Citizen Informants

The police get a call saying that a guy in a red shirt and blue jeans is selling drugs from a green Oldsmobile at the corner of East 40th and St. Clair.  They go to East 40th and St. Clair, and sure enough, there's a green Oldsmobile parked at the corner, and a guy in a red shirt and blue jeans sitting inside it.

Does that give the police the right to make a stop?  It depends on who they got the call from, as the 8th District's decision a couple weeks back in State v. Melvin shows.

Given that the vast majority of police activity depends upon information they receive from others, rather than the officers' own observations, it makes sense that the various sources of that information might control how the 4th Amendment is applied.  Basically, as Melvin explains, people who provide information to the police fall into three broad categories:  the anonymous informant, the known criminal informant, and the identified citizen informant.  (The court cites the Ohio Supreme Court decision in Maumee v. Weisner, which gives a much more detailed analysis of this split.) The first two require some showing of reliability:  generally, the police can't make a stop based on the tip unless they are able to corroborate some aspect of the tip pertaining to criminal activity.  In the example of the guy in the red shirt and jeans in the green Oldsmobile, if the tip was anonymous, it wouldn't be sufficient to permit a stop unless the police also observed something indicating drug activity.

That makes sense; since the tipster is anonymous, there's no penalty to him for giving false information, and thus no reason for him to be reliable.  The opposite is true for the identified citizen informant:  if a person's going to identify themselves to the police, there's more likelihood that what they say is true, and so the police have a right to rely on it without further corroboration.
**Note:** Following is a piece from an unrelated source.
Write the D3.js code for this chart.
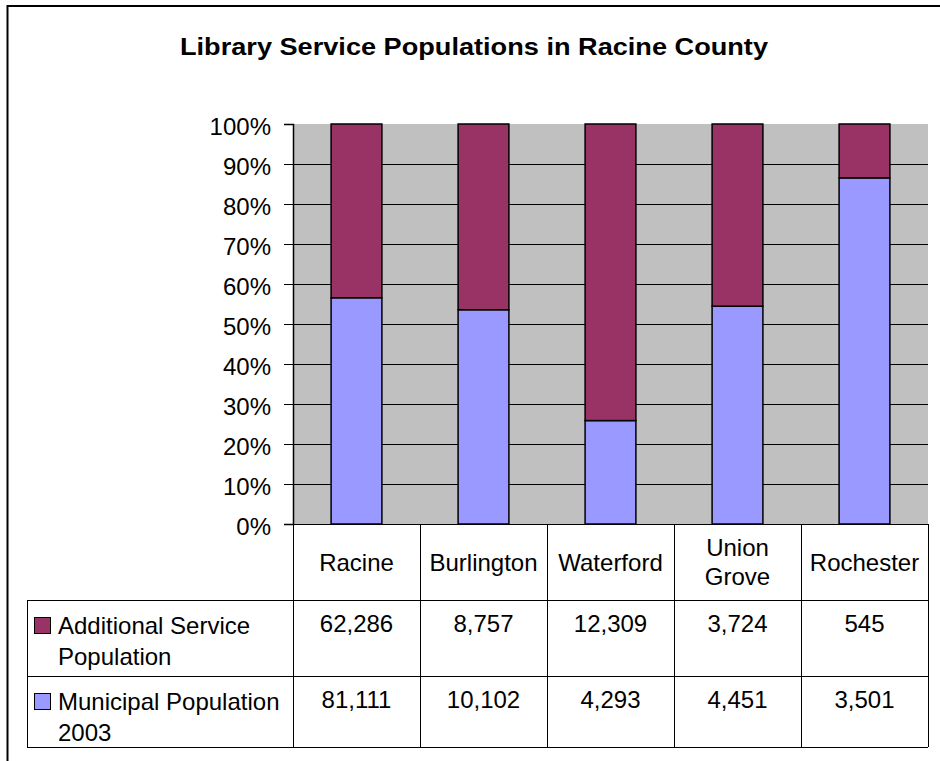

That's pretty much what happened in Melvin:  a citizen informant had called and said he'd observed two males pull up to a house, go into the house and retrieve an "item," which they then put in the trunk and drove away.  The informant had observed this on about a dozen prior occasions over the previous few weeeks, and the police testified this was consistent with drug activity.  They responded to the call, saw the car, pulled it over, and found twelve grams of marijuana in a glass jar in the trunk.  (I don't know about you, but I feel much safer just reading that.)

Melvin, one of the two people in the car, contested the stop.  The court noted that the evaluation of a tip actually involves two considerations:  the reliability of the tip, and its content.  Here, the reliability aspect was met by the fact that the tip was from an identified citizen informant.  Two members of the court found that the content was insufficient, though:  observing someone putting an "item" in a trunk, without any further description of that "item," wasn't enough to believe that drug activity was taking place.

Melvin's an excellent read on the subject of tips and police stops, but it's also interesting on another point.  After the police found the marijuana, they told the two subjects that they were under arrest for "violation of state drug law," and asked if any of them had any other contraband, implying that if they 'fessed up now, rather than having it discovered at the jail, they wouldn't be charged with it.  Melvin was dumb enough to believe this, and volunteered that he had two packets of cocaine in his shoe.  (The cocaine was actually what he wound up being charged with.)  The state argued that he thus consented to the search, but the court found that there was no basis for an arrest -- the amount of marijuana found was a minor misdemeanor, and the police can't arrest someone for a minor misdemeanor, except in narrow circumstances which weren't present here.  Since Melvin couldn't have been arrested, Melvin's consent on the basis of his erroneous belief that he could be wasn't voluntary.

The state might could have argued the issue of arrest more strenuously.  It's obvious that the police weren't arresting Melvin for simple possession of marijuana, but for trafficking in it, which is a felony and thus an arrestable offense.  Whether he could have been convicted of it on such a small quantity is another question, but guilt isn't relevant; the only issue on the search is whether the police had probable cause to make an arrest.

That's a tricky question in itself.  On the one hand, the identity of the "item" had been resolved:  it was definitely drugs, and coupled with the police testimony that transporting it around in this fashion was consistent with drug activity, that might have been to establish probable cause for a trafficking arrest.  On the other hand, that argument would be a much easier sell if the trunk contained a kilo of coke instead of a half-ounce of marijuana in a glass jar.  Besides, all that still do the state any good: since the stop was ruled illegal, everything flowing from that is a fruit of the poisonous tree.

I didn't care for the opinions of Justice Rehnquist, God rest his soul, but he was right on the money with his observation that court decisions on warrantless searches are "something less than a seamless web."